## Short task
For this exercise, repeat all of the material verbatim apart from its images.

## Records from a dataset
::::::

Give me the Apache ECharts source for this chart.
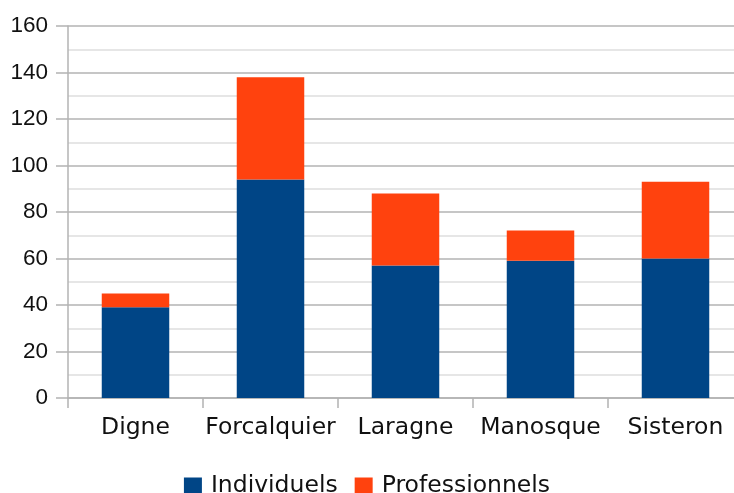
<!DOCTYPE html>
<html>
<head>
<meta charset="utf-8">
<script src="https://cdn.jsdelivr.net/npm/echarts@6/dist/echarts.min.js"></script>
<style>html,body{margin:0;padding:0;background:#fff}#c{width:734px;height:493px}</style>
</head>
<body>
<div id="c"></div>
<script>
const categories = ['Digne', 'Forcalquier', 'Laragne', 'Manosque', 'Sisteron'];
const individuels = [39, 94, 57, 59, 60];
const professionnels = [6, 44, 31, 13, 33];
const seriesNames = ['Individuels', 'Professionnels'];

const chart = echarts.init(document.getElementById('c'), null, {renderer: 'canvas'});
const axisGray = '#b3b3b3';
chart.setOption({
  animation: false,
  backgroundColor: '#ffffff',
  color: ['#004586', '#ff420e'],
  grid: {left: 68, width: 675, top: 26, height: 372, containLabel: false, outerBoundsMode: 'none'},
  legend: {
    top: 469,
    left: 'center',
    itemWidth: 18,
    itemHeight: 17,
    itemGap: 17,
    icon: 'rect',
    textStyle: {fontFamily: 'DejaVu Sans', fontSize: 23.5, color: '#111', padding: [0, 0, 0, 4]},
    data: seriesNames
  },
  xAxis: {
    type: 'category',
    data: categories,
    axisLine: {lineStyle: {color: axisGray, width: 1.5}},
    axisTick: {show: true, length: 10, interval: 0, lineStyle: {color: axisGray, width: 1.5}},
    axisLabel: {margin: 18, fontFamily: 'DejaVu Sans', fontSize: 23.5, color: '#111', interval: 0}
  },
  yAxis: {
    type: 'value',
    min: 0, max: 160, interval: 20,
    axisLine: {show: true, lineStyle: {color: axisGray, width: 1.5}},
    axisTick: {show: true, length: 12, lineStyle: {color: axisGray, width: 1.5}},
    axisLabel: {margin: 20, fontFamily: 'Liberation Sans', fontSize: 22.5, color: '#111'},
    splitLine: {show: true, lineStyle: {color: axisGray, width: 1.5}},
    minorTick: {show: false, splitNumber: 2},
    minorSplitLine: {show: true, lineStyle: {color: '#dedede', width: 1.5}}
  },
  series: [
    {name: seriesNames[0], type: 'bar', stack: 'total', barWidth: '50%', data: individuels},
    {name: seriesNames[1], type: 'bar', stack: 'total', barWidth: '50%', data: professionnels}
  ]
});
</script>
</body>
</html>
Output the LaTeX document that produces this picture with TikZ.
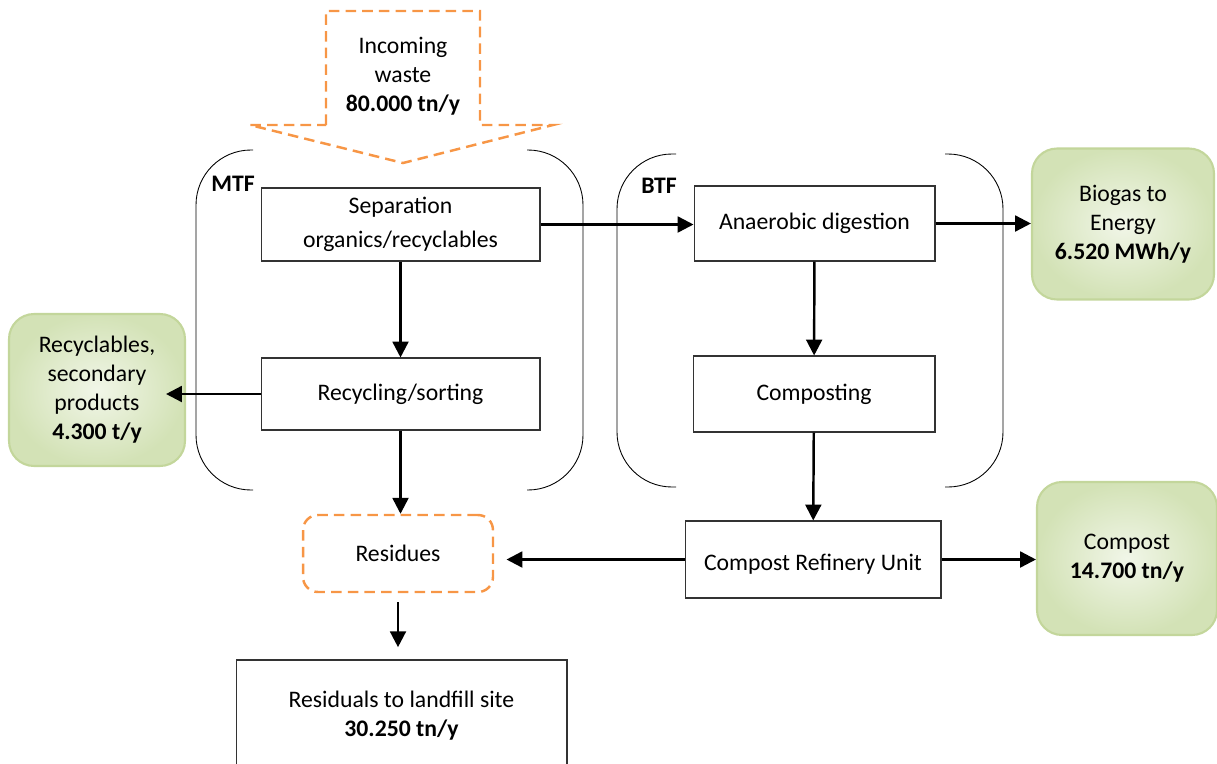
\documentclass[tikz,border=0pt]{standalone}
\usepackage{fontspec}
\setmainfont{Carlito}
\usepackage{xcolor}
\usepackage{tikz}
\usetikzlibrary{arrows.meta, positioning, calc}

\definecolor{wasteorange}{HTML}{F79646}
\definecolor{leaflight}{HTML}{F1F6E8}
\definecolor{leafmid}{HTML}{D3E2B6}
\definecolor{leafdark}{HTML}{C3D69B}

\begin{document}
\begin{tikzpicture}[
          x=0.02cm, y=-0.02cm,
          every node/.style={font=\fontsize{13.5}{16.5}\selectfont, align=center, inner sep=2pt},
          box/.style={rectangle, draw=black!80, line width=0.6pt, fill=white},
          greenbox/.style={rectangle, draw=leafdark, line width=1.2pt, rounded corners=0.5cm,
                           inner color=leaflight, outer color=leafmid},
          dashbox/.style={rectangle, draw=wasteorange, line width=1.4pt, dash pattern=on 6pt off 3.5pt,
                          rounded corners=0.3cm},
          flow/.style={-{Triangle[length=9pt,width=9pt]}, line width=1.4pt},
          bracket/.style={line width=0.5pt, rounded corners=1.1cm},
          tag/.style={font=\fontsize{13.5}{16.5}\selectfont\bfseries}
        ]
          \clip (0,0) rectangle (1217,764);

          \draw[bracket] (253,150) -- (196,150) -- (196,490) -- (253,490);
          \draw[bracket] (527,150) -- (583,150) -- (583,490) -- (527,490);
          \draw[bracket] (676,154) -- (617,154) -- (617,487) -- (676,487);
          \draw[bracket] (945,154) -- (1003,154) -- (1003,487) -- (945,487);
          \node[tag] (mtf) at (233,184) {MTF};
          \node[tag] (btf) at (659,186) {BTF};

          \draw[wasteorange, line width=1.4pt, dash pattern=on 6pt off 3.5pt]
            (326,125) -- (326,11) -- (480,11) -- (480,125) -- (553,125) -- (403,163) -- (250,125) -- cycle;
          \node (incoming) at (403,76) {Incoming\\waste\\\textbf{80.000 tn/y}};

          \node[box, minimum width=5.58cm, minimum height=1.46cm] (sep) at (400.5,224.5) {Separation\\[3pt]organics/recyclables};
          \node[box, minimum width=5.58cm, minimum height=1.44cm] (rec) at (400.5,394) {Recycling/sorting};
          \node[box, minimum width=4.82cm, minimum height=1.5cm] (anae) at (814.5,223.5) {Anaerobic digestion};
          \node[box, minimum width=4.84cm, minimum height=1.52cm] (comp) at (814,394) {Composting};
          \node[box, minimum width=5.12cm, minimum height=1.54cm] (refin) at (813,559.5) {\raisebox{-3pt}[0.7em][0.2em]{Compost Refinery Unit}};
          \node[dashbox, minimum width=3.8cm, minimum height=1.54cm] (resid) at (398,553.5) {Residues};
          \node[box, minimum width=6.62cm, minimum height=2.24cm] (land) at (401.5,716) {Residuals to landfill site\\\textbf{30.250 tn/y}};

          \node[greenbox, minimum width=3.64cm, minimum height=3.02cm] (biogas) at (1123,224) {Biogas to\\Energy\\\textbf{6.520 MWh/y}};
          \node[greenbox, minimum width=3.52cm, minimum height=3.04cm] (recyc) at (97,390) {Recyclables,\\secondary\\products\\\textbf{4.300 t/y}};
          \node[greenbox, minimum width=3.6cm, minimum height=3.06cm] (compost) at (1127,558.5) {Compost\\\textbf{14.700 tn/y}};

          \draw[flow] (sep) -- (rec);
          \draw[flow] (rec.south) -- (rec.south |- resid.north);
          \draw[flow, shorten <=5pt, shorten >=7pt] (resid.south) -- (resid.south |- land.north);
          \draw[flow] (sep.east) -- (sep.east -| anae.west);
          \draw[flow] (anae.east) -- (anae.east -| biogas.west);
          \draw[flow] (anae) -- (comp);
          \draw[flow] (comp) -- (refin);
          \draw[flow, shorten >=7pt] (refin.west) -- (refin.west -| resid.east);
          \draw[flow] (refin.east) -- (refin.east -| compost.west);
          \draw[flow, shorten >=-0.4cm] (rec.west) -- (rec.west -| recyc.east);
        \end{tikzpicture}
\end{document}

::::::

## Completed task
Give me the Apache ECharts source for this chart.
<!DOCTYPE html>
<html>
<head>
<meta charset="utf-8">
<script src="https://cdn.jsdelivr.net/npm/echarts@6/dist/echarts.min.js"></script>
<style>html,body{margin:0;padding:0;background:#fff}#c{width:734px;height:493px}</style>
</head>
<body>
<div id="c"></div>
<script>
const categories = ['Digne', 'Forcalquier', 'Laragne', 'Manosque', 'Sisteron'];
const individuels = [39, 94, 57, 59, 60];
const professionnels = [6, 44, 31, 13, 33];
const seriesNames = ['Individuels', 'Professionnels'];

const chart = echarts.init(document.getElementById('c'), null, {renderer: 'canvas'});
const axisGray = '#b3b3b3';
chart.setOption({
  animation: false,
  backgroundColor: '#ffffff',
  color: ['#004586', '#ff420e'],
  grid: {left: 68, width: 675, top: 26, height: 372, containLabel: false, outerBoundsMode: 'none'},
  legend: {
    top: 469,
    left: 'center',
    itemWidth: 18,
    itemHeight: 17,
    itemGap: 17,
    icon: 'rect',
    textStyle: {fontFamily: 'DejaVu Sans', fontSize: 23.5, color: '#111', padding: [0, 0, 0, 4]},
    data: seriesNames
  },
  xAxis: {
    type: 'category',
    data: categories,
    axisLine: {lineStyle: {color: axisGray, width: 1.5}},
    axisTick: {show: true, length: 10, interval: 0, lineStyle: {color: axisGray, width: 1.5}},
    axisLabel: {margin: 18, fontFamily: 'DejaVu Sans', fontSize: 23.5, color: '#111', interval: 0}
  },
  yAxis: {
    type: 'value',
    min: 0, max: 160, interval: 20,
    axisLine: {show: true, lineStyle: {color: axisGray, width: 1.5}},
    axisTick: {show: true, length: 12, lineStyle: {color: axisGray, width: 1.5}},
    axisLabel: {margin: 20, fontFamily: 'Liberation Sans', fontSize: 22.5, color: '#111'},
    splitLine: {show: true, lineStyle: {color: axisGray, width: 1.5}},
    minorTick: {show: false, splitNumber: 2},
    minorSplitLine: {show: true, lineStyle: {color: '#dedede', width: 1.5}}
  },
  series: [
    {name: seriesNames[0], type: 'bar', stack: 'total', barWidth: '50%', data: individuels},
    {name: seriesNames[1], type: 'bar', stack: 'total', barWidth: '50%', data: professionnels}
  ]
});
</script>
</body>
</html>
Output the LaTeX document that produces this picture with TikZ.
\documentclass[tikz,border=0pt]{standalone}
\usepackage{fontspec}
\setmainfont{Carlito}
\usepackage{xcolor}
\usepackage{tikz}
\usetikzlibrary{arrows.meta, positioning, calc}

\definecolor{wasteorange}{HTML}{F79646}
\definecolor{leaflight}{HTML}{F1F6E8}
\definecolor{leafmid}{HTML}{D3E2B6}
\definecolor{leafdark}{HTML}{C3D69B}

\begin{document}
\begin{tikzpicture}[
          x=0.02cm, y=-0.02cm,
          every node/.style={font=\fontsize{13.5}{16.5}\selectfont, align=center, inner sep=2pt},
          box/.style={rectangle, draw=black!80, line width=0.6pt, fill=white},
          greenbox/.style={rectangle, draw=leafdark, line width=1.2pt, rounded corners=0.5cm,
                           inner color=leaflight, outer color=leafmid},
          dashbox/.style={rectangle, draw=wasteorange, line width=1.4pt, dash pattern=on 6pt off 3.5pt,
                          rounded corners=0.3cm},
          flow/.style={-{Triangle[length=9pt,width=9pt]}, line width=1.4pt},
          bracket/.style={line width=0.5pt, rounded corners=1.1cm},
          tag/.style={font=\fontsize{13.5}{16.5}\selectfont\bfseries}
        ]
          \clip (0,0) rectangle (1217,764);

          \draw[bracket] (253,150) -- (196,150) -- (196,490) -- (253,490);
          \draw[bracket] (527,150) -- (583,150) -- (583,490) -- (527,490);
          \draw[bracket] (676,154) -- (617,154) -- (617,487) -- (676,487);
          \draw[bracket] (945,154) -- (1003,154) -- (1003,487) -- (945,487);
          \node[tag] (mtf) at (233,184) {MTF};
          \node[tag] (btf) at (659,186) {BTF};

          \draw[wasteorange, line width=1.4pt, dash pattern=on 6pt off 3.5pt]
            (326,125) -- (326,11) -- (480,11) -- (480,125) -- (553,125) -- (403,163) -- (250,125) -- cycle;
          \node (incoming) at (403,76) {Incoming\\waste\\\textbf{80.000 tn/y}};

          \node[box, minimum width=5.58cm, minimum height=1.46cm] (sep) at (400.5,224.5) {Separation\\[3pt]organics/recyclables};
          \node[box, minimum width=5.58cm, minimum height=1.44cm] (rec) at (400.5,394) {Recycling/sorting};
          \node[box, minimum width=4.82cm, minimum height=1.5cm] (anae) at (814.5,223.5) {Anaerobic digestion};
          \node[box, minimum width=4.84cm, minimum height=1.52cm] (comp) at (814,394) {Composting};
          \node[box, minimum width=5.12cm, minimum height=1.54cm] (refin) at (813,559.5) {\raisebox{-3pt}[0.7em][0.2em]{Compost Refinery Unit}};
          \node[dashbox, minimum width=3.8cm, minimum height=1.54cm] (resid) at (398,553.5) {Residues};
          \node[box, minimum width=6.62cm, minimum height=2.24cm] (land) at (401.5,716) {Residuals to landfill site\\\textbf{30.250 tn/y}};

          \node[greenbox, minimum width=3.64cm, minimum height=3.02cm] (biogas) at (1123,224) {Biogas to\\Energy\\\textbf{6.520 MWh/y}};
          \node[greenbox, minimum width=3.52cm, minimum height=3.04cm] (recyc) at (97,390) {Recyclables,\\secondary\\products\\\textbf{4.300 t/y}};
          \node[greenbox, minimum width=3.6cm, minimum height=3.06cm] (compost) at (1127,558.5) {Compost\\\textbf{14.700 tn/y}};

          \draw[flow] (sep) -- (rec);
          \draw[flow] (rec.south) -- (rec.south |- resid.north);
          \draw[flow, shorten <=5pt, shorten >=7pt] (resid.south) -- (resid.south |- land.north);
          \draw[flow] (sep.east) -- (sep.east -| anae.west);
          \draw[flow] (anae.east) -- (anae.east -| biogas.west);
          \draw[flow] (anae) -- (comp);
          \draw[flow] (comp) -- (refin);
          \draw[flow, shorten >=7pt] (refin.west) -- (refin.west -| resid.east);
          \draw[flow] (refin.east) -- (refin.east -| compost.west);
          \draw[flow, shorten >=-0.4cm] (rec.west) -- (rec.west -| recyc.east);
        \end{tikzpicture}
\end{document}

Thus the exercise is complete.